At the end of the week, look at your budget and determine where you need to make changes. If you are spending an unreasonable time doing work activities, for example, you need to find ways to cut back on working. Decide how much time you want to devote to each area of your life and write that down. If you work full time, you probably have to spend a minimum of 40 hours a week at work, so keep that in mind, but you may want to cut back on extra hours so that you can devote more time to housework.
Prioritize
It’s important to prioritize your household tasks so that you don’t overwhelm yourself trying to make your house look perfect. List all the household chores that need to be done on a daily, weekly and monthly basis. Then rewrite your list, putting the most important tasks on top. If you have limited time for housework, which most working people do, resolve to do only these top-priority tasks and let the rest go.
It can be hard to do this because you may expect your house to look perfect all the time. However, in order to make the house perfect, you have to devote significant time to housework. If you’re working full-time in addition, this is a recipe for high stress. Breathe deeply and imagine what an acceptable-looking house, rather than a perfect-looking house, would look like. Aim to do enough to make your house acceptable so that you can cut down on the amount of time you spend doing housework.
Build in Relaxation Time
It’s important to take time to relax every day. Don’t work all day, come home, clean the house, and then go to bed so you can do it all over again tomorrow. If you do that, you’ll feel like all you do is work and you’ll get burned out. Instead, try to schedule at least half an hour of relaxation every day. Watch a favorite television, show, take a bubble bath or just lie back and do nothing.

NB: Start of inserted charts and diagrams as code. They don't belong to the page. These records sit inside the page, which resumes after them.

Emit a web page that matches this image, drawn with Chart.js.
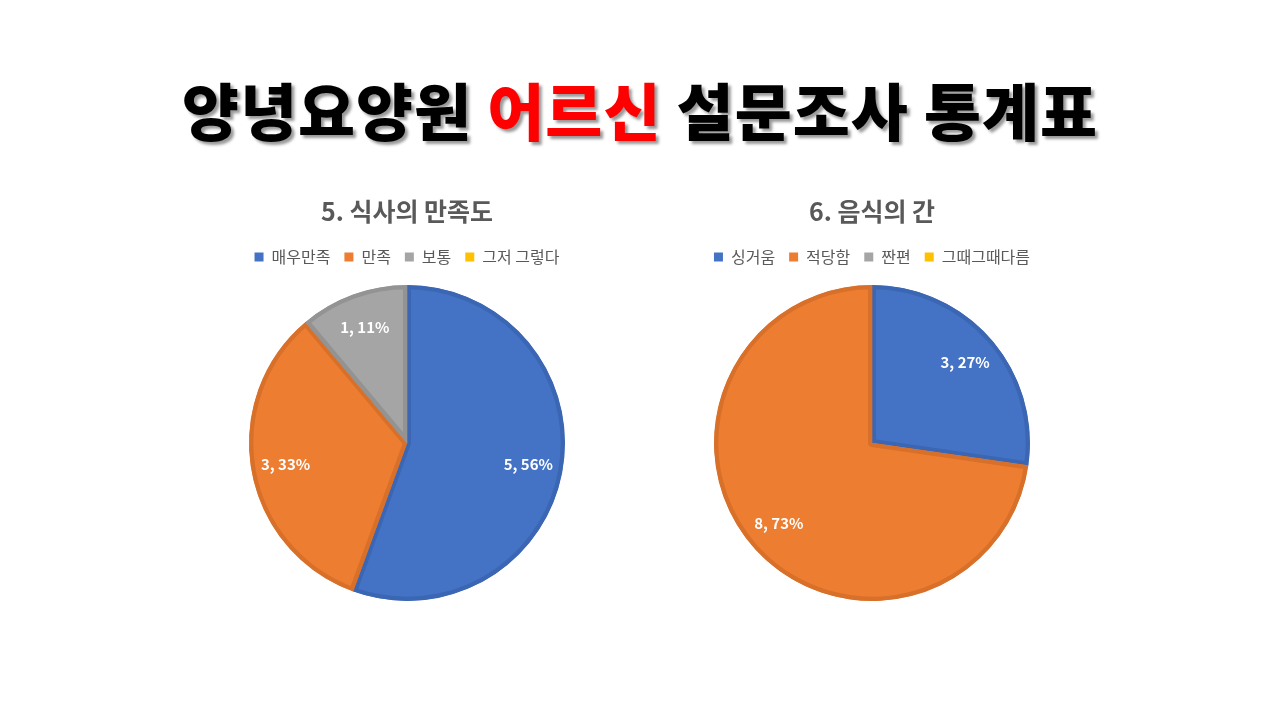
<!DOCTYPE html>
<html>
<head>
<meta charset="utf-8">
<script src="https://cdn.jsdelivr.net/npm/chart.js@4.4.1/dist/chart.umd.min.js"></script>
<style>
  body { margin: 0; width: 1280px; height: 720px; background: #fff; position: relative; overflow: hidden; }
  #title {
    position: absolute; left: 0; top: 64px; width: 1280px; text-align: center;
    font-family: "Noto Sans CJK KR", sans-serif; font-weight: 900; font-size: 62px;
    color: #000; text-shadow: 3px 3px 3px #999; letter-spacing: 1px;
  }
  #title span { color: #ff0000; }
  .box { position: absolute; top: 190px; width: 440px; height: 411px; }
</style>
</head>
<body>
<div id="title">양녕요양원 <span>어르신</span> 설문조사 통계표</div>
<div class="box" style="left:187px"><canvas id="pie1"></canvas></div>
<div class="box" style="left:652px"><canvas id="pie2"></canvas></div>
<script>
// 5. 식사의 만족도
title1 = '5. 식사의 만족도'
labels1 = ['매우만족', '만족', '보통', '그저 그렇다']
values1 = [5, 3, 1, 0]

// 6. 음식의 간
title2 = '6. 음식의 간'
labels2 = ['싱거움', '적당함', '짠편', '그때그때다름']
values2 = [3, 8, 0, 0]

fills = ['#4472C4', '#ED7D31', '#A5A5A5', '#FFC000']
borders = ['#3B66B3', '#D8702A', '#939393', '#E5AC00']
fontName = '"Noto Sans CJK KR", "Noto Sans", sans-serif'
legendGap = 10

// 조각 안에 "값, 퍼센트" 라벨 그리기
var sliceLabels = {
    id: 'sliceLabels',
    afterDatasetsDraw: function (chart) {
        var ctx = chart.ctx
        var data = chart.data.datasets[0].data
        var total = data.reduce(function (a, b) { return a + b }, 0)
        chart.getDatasetMeta(0).data.forEach(function (arc, i) {
            if (!data[i]) return
            var mid = (arc.startAngle + arc.endAngle) / 2
            var r = arc.outerRadius * 0.78
            var x = arc.x + Math.cos(mid) * r
            var y = arc.y + Math.sin(mid) * r
            ctx.save()
            ctx.fillStyle = '#fff'
            ctx.font = 'bold 15px ' + fontName
            ctx.textAlign = 'center'
            ctx.textBaseline = 'middle'
            ctx.fillText(data[i] + ', ' + Math.round(data[i] / total * 100) + '%', x, y)
            ctx.restore()
        })
    }
}

// 범례 아래 여백 조금 더
var legendSpace = {
    id: 'legendSpace',
    beforeInit: function (chart) {
        var fit = chart.legend.fit
        chart.legend.fit = function () {
            fit.bind(chart.legend)()
            this.height += legendGap
        }
    }
}

function makePie(id, title, labels, values) {
    new Chart(document.getElementById(id), {
        type: 'pie',
        data: {
            labels: labels,
            datasets: [{
                data: values,
                backgroundColor: fills,
                borderColor: borders,
                borderWidth: 4,
                borderAlign: 'inner'
            }]
        },
        options: {
            responsive: true,
            maintainAspectRatio: false,
            animation: false,
            events: [],
            plugins: {
                title: {
                    display: true,
                    text: title,
                    color: '#595959',
                    font: { family: fontName, size: 25, weight: 'bold' },
                    padding: { top: 6, bottom: 9 }
                },
                legend: {
                    position: 'top',
                    labels: {
                        color: '#595959',
                        font: { family: fontName, size: 16 },
                        boxWidth: 9,
                        boxHeight: 9,
                        padding: 14,
                        generateLabels: function (chart) {
                            var items = Chart.overrides.pie.plugins.legend.labels.generateLabels(chart)
                            items.forEach(function (it) { it.lineWidth = 0 })
                            return items
                        }
                    }
                },
                tooltip: { enabled: false }
            }
        },
        plugins: [sliceLabels, legendSpace]
    })
}

makePie('pie1', title1, labels1, values1)
makePie('pie2', title2, labels2, values2)
</script>
</body>
</html>
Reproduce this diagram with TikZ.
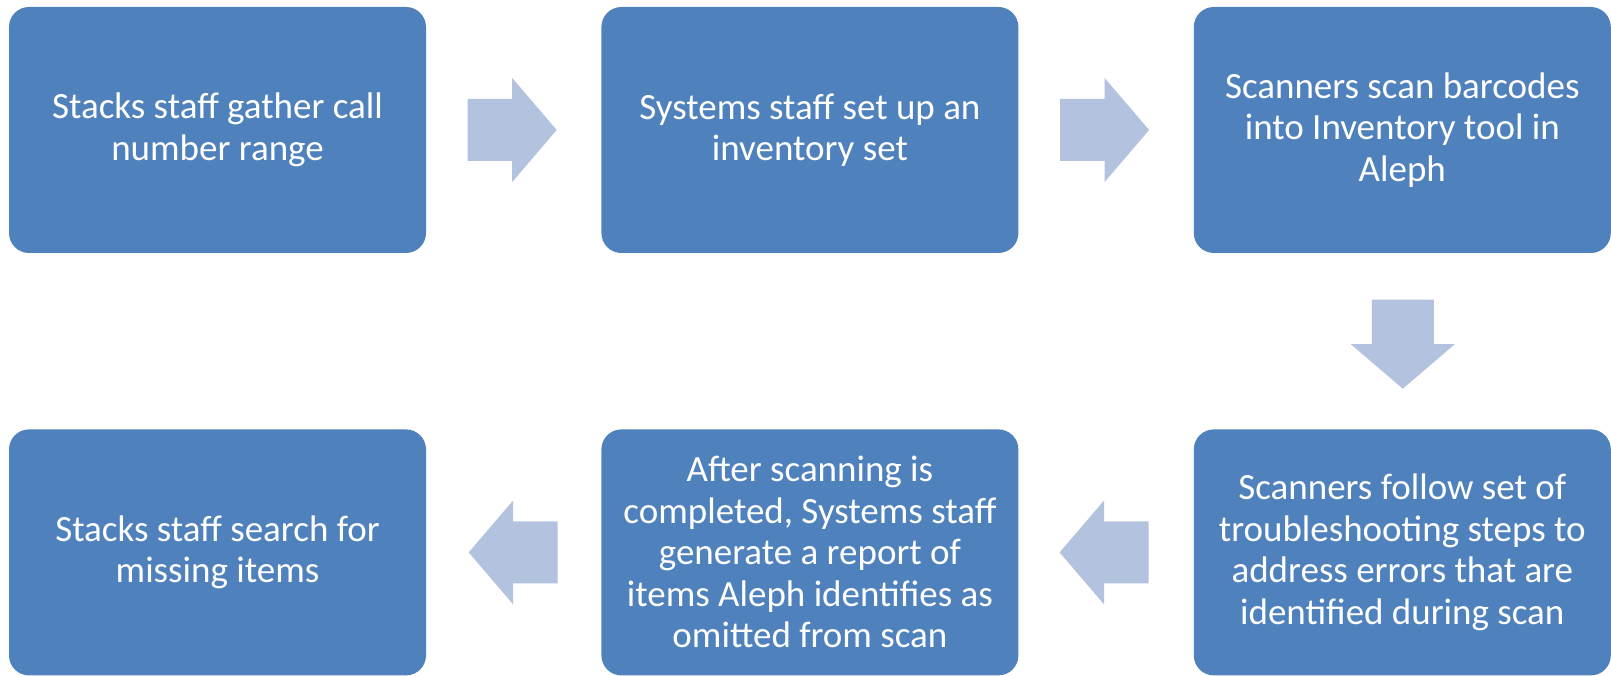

The biggest obstacle to relaxing every day is feeling like you have a lot you have to do. For example, if you have kids, you may feel you can’t relax when you get home because you have to cook supper. To avoid these kinds of problems, consider cooking a large amount of food on your day off and eating leftovers at least a couple days out of the week so that you don’t have to cook every night. It’s also okay to go out to eat once in a while if you can afford to do so. Look at every obstacle to relaxation in this manner, asking yourself what you can do differently to make room for relaxation.
Assert Your Needs
If you are feeling overwhelmed, chances are you have taken on too many obligations. Help yourself by learning to say “no” to requests you just can’t handle, both at work and at home. You also need to ask others for help if you’re feeling like there’s just too much you need to do.